MANILA (Reuters) - A province of islands in the southern Philippines will seal itself off for an initial two weeks from Monday to keep out a new COVID-19 variant found in nearby Malaysia, its governor said.
Sulu, home to more than 900,000 people, currently has just two known active cases of the coronavirus, from 242 so far recorded, of which 12 were deaths.
"This is for securing our shores from the reported COVID-19 strain in Sabah, Malaysia considering we are so near," Sulu Governor Abdusakur Tan told ANC news channel on Thursday.
A top Malaysian health official last week it had found a new variant in the country, but had yet to detect the highly infectious variant that was originally discovered in Britain.
Sulu has requested the national government provide more vessels and helicopters to monitor its sea borders with Sabah in Malaysia.
The lockdown will be in place from Jan. 4 to Jan. 17 but could be extended, Tan said.
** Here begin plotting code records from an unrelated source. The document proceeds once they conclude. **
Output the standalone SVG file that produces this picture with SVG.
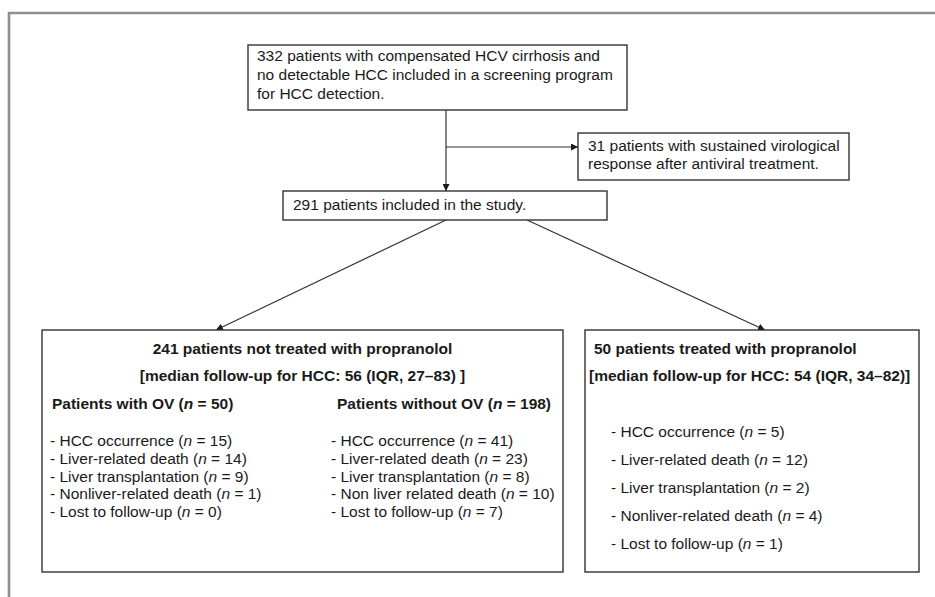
<svg xmlns="http://www.w3.org/2000/svg" width="935" height="597" viewBox="0 0 935 597">
<defs>
<marker id="ah" viewBox="0 0 10 10" refX="10" refY="5" markerWidth="7" markerHeight="7" markerUnits="userSpaceOnUse" orient="auto">
<path d="M0,0 L10,5 L0,10 z" fill="#1a1a1a"/>
</marker>
</defs>
<style>
text{font-family:"Liberation Sans",Arial,sans-serif;font-size:15.5px;fill:#1a1a1a}
.b{font-weight:bold}
.box{fill:#fff;stroke:#333;stroke-width:1.4}
.ln{fill:none;stroke:#333;stroke-width:1.2}
.i{font-style:italic}
</style>
<rect width="935" height="597" fill="#fff"/>
<path d="M9,597 V13 H935" fill="none" stroke="#8f8f8f" stroke-width="2.6"/>
<g id="connectors">
<line class="ln" x1="446" y1="110" x2="446" y2="191" marker-end="url(#ah)"/>
<line class="ln" x1="446" y1="147" x2="578" y2="147" marker-end="url(#ah)"/>
<line class="ln" x1="446" y1="220" x2="216" y2="330" marker-end="url(#ah)"/>
<line class="ln" x1="527" y1="220" x2="765" y2="330" marker-end="url(#ah)"/>
</g>
<g id="n332">
<rect class="box" x="248" y="45" width="379" height="65"/>
<text x="257" y="61">332 patients with compensated HCV cirrhosis and</text>
<text x="257" y="80">no detectable HCC included in a screening program</text>
<text x="257" y="99">for HCC detection.</text>
</g>
<g id="n31">
<rect class="box" x="578" y="133" width="271" height="47"/>
<text x="588" y="150.5">31 patients with sustained virological</text>
<text x="588" y="169">response after antiviral treatment.</text>
</g>
<g id="n291">
<rect class="box" x="283" y="191" width="324" height="29"/>
<text x="293" y="209.5">291 patients included in the study.</text>
</g>
<g id="n241">
<rect class="box" x="42" y="330" width="521" height="242"/>
<text class="b" x="302.5" y="354" text-anchor="middle">241 patients not treated with propranolol</text>
<text class="b" x="302.5" y="381" text-anchor="middle">[median follow-up for HCC: 56 (IQR, 27–83) ]</text>
<text class="b" x="52" y="409">Patients with OV (<tspan class="i">n</tspan> = 50)</text>
<text class="b" x="337" y="409">Patients without OV (<tspan class="i">n</tspan> = 198)</text>
<text x="50" y="446">- HCC occurrence (<tspan class="i">n</tspan> = 15)</text>
<text x="50" y="464">- Liver-related death (<tspan class="i">n</tspan> = 14)</text>
<text x="50" y="481.5">- Liver transplantation (<tspan class="i">n</tspan> = 9)</text>
<text x="50" y="499">- Nonliver-related death (<tspan class="i">n</tspan> = 1)</text>
<text x="50" y="516.5">- Lost to follow-up (<tspan class="i">n</tspan> = 0)</text>
<text x="331" y="446">- HCC occurrence (<tspan class="i">n</tspan> = 41)</text>
<text x="331" y="464">- Liver-related death (<tspan class="i">n</tspan> = 23)</text>
<text x="331" y="481.5">- Liver transplantation (<tspan class="i">n</tspan> = 8)</text>
<text x="331" y="499">- Non liver related death (<tspan class="i">n</tspan> = 10)</text>
<text x="331" y="516.5">- Lost to follow-up (<tspan class="i">n</tspan> = 7)</text>
</g>
<g id="n50">
<rect class="box" x="585" y="330" width="334" height="242"/>
<text class="b" x="594" y="354">50 patients treated with propranolol</text>
<text class="b" x="589" y="381">[median follow-up for HCC: 54 (IQR, 34–82)]</text>
<text x="611" y="437">- HCC occurrence (<tspan class="i">n</tspan> = 5)</text>
<text x="611" y="465">- Liver-related death (<tspan class="i">n</tspan> = 12)</text>
<text x="611" y="493">- Liver transplantation (<tspan class="i">n</tspan> = 2)</text>
<text x="611" y="521">- Nonliver-related death (<tspan class="i">n</tspan> = 4)</text>
<text x="611" y="549">- Lost to follow-up (<tspan class="i">n</tspan> = 1)</text>
</g>
</svg>
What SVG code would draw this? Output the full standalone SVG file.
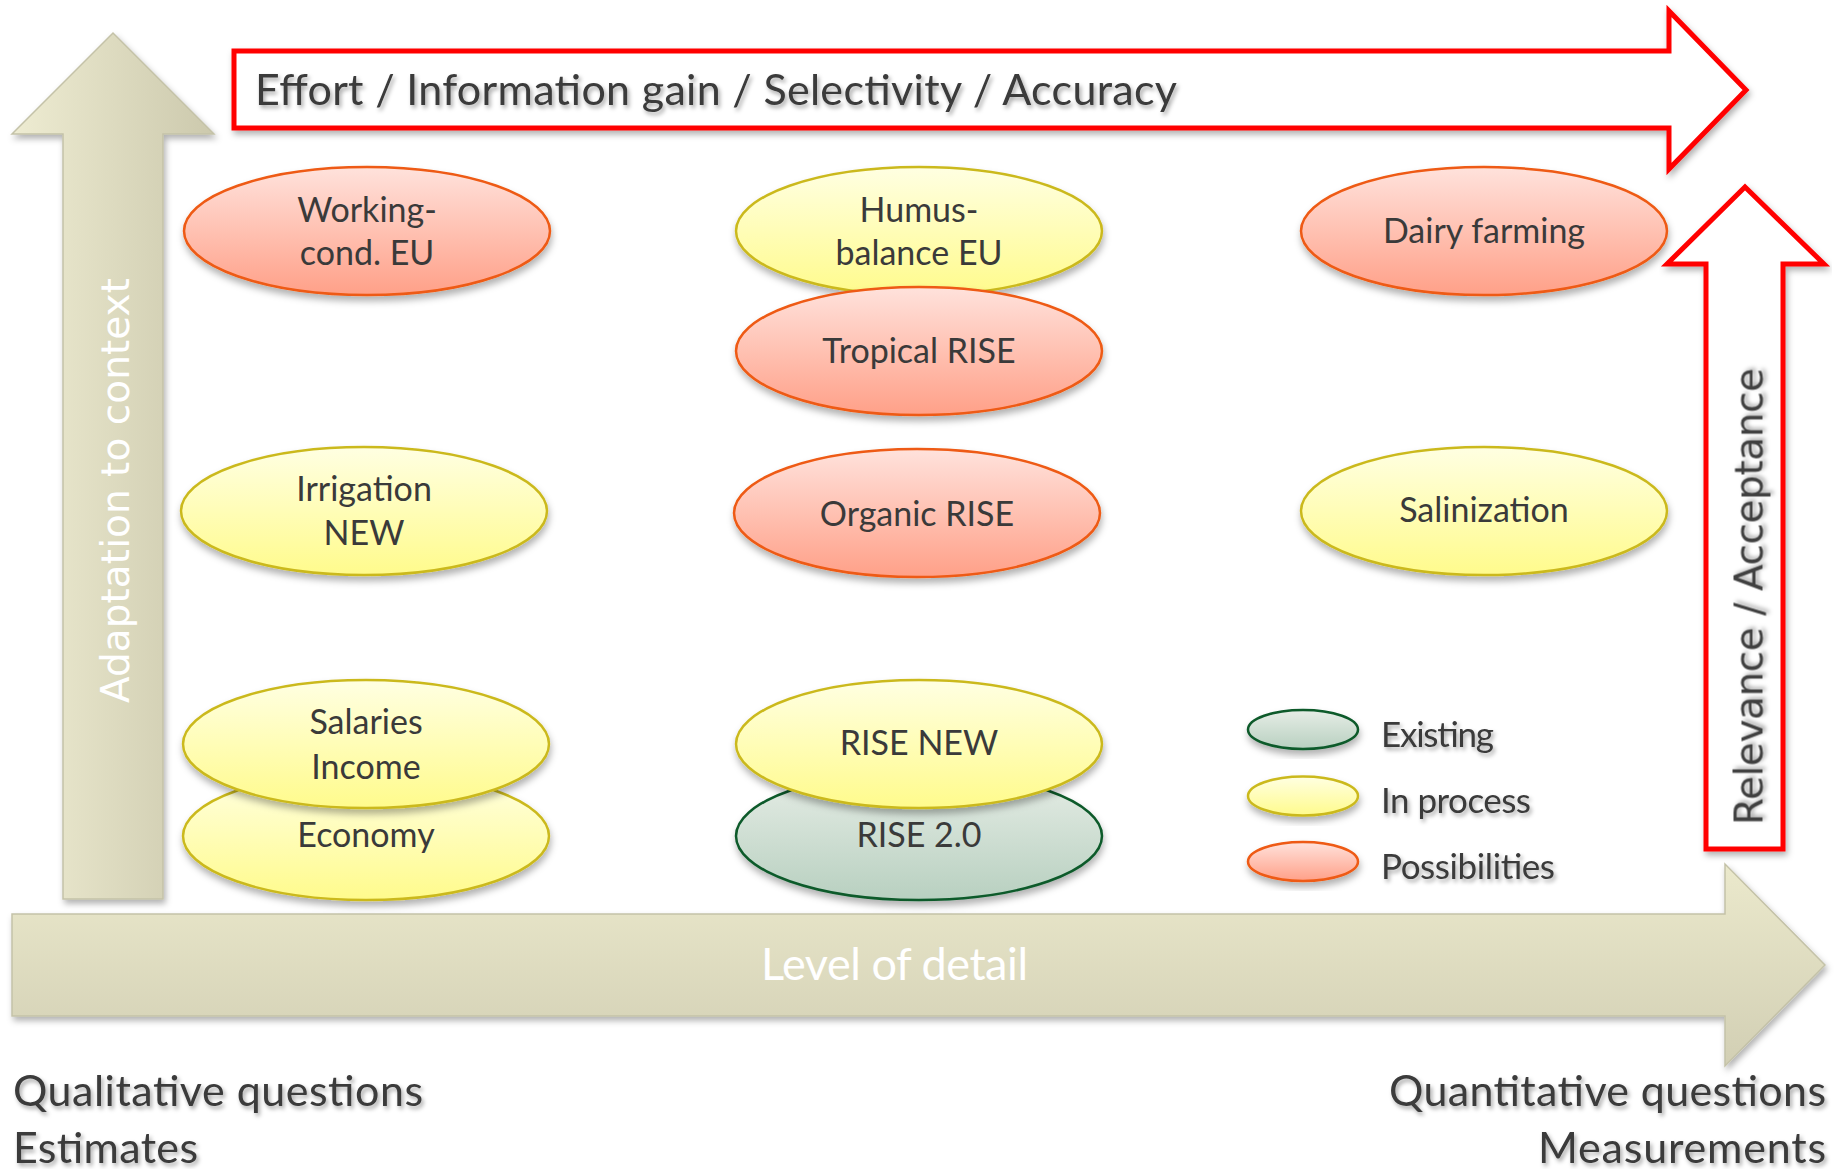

Residents not currently on the islands would be denied entry from Monday.
The Philippines has had more than 472,000 infections overall, among the highest caseloads in Southeast Asia, mostly in the capital Manila.
Despite strict entry and quarantine requirements on entry via its international airports, its vast southern sea borders are notoriously porous, with long established trade and travel routes between its islands and Sabah.